中学受験を志望する多くの場合、小学4年生頃から受験のための専用塾に通うことが多いでしょう。
しかし、今回お話を伺った『ツレがうつになりまして。』を描いたことでも知られる漫画家・細川貂々さんの長男は、受験塾に通わずに合格を勝ちとりました。しかも受験勉強のスタートは小学6年生の夏休み明け。
最初に受けた模擬試験では合格率0%という結果だったにもかかわらず、最終的には難関国立大学の合格者輩出を目標とする某私立中学の特進コースに合格しました。
漫画とゲーム漬けの日々からの方向転換、約4カ月という超短期決戦で勝利できたのは何故なのか。そこには、受験だけに限らず、子育てに役立てたいヒントがいくつもありました。
受験を志望したのは「組体操したくない」から!?
──小6の夏休み明け、息子さんが急に「受験したい」と衝撃の告白をしてきたとき、どう思いましたか?
細川さん:
いやぁ、もうびっくりですよ。なんでいま?って(苦笑)。息子が通っていた公立小学校は、中学受験する子がクラスの半分くらいいるような地域で。私も周りのお友達から「受験するなら小4くらいから塾に行かなきゃだめよ」と聞いていたので、4年生、5年生のときに「受験する?」って息子の意志は確認していたんです。6年生の1学期も、夏休み前にも。それでも「しない」と即答だったので、じゃぁ公立中学だね、と思っていたんですけど。

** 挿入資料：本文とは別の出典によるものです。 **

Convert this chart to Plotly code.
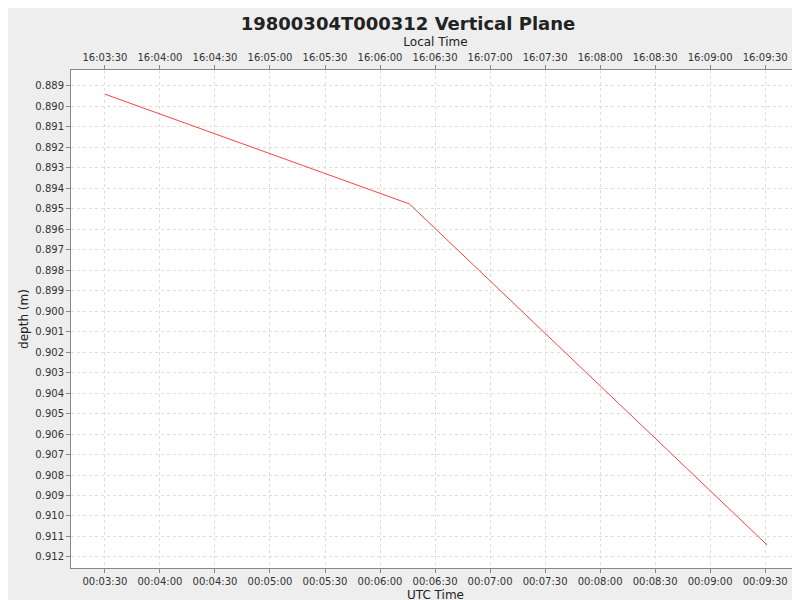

──それまで漫画とゲーム三昧だったのに、何がきっかけで受験する気になったんでしょう?
細川さん:
事の発端は「運動会の組体操をしたくない」問題でした。夏休みが明けたら、組体操の練習が始まって。どうしてもしたくないと言い出したんです。先生も含めて話し合いをするなかで「公立中学の体育祭でも組体操をする」ことを知り、「それは嫌だ、受験する」という流れに。
──私だったら「みんなやってるんだから」と無理にでも組体操をさせていたかもしれませんし、受験も、「いまからやっても無理よ」と言って相手にしないかも。そこはすんなりと受け入れられたんですか?
細川さん:
嫌な理由を聞くと、組体操は危ないだけでおもしろくない、と言うんです。「先生は“ちゃんとやれー!”とか大声で叫んでばかりで、軍隊みたいに動かないといけない」と。しかも練習中に熱中症になって救急車で運ばれた子が出てきたり、近隣市の市長が「組体操は中止すべきだ」と話すニュースを見たりして恐怖心にも拍車がかかったようです。
意志は揺るがなかったし、息子の言い分に納得できる点もあったので、尊重しました。
──そんなに嫌だったんですね。とはいえ、すぐに切り替えて受験勉強モードに入れましたか?
細川さん:
わたしもツレ(夫)も中学受験を経験していないので、受験に詳しいママ友に相談すると、学校見学に行って志望校を決めなきゃ、と。受験組が多い地域に住んでいるので、受験するならここ、みたいな候補はなんとなく頭の片隅にありました。
たまたまその週に学園祭があったので見学に行ったんですね。学校の様子を実際に見たことで、息子も俄然やる気になり、それまで漫画とゲームに支配された日々だったのに、机に向かって勉強しはじめたんです。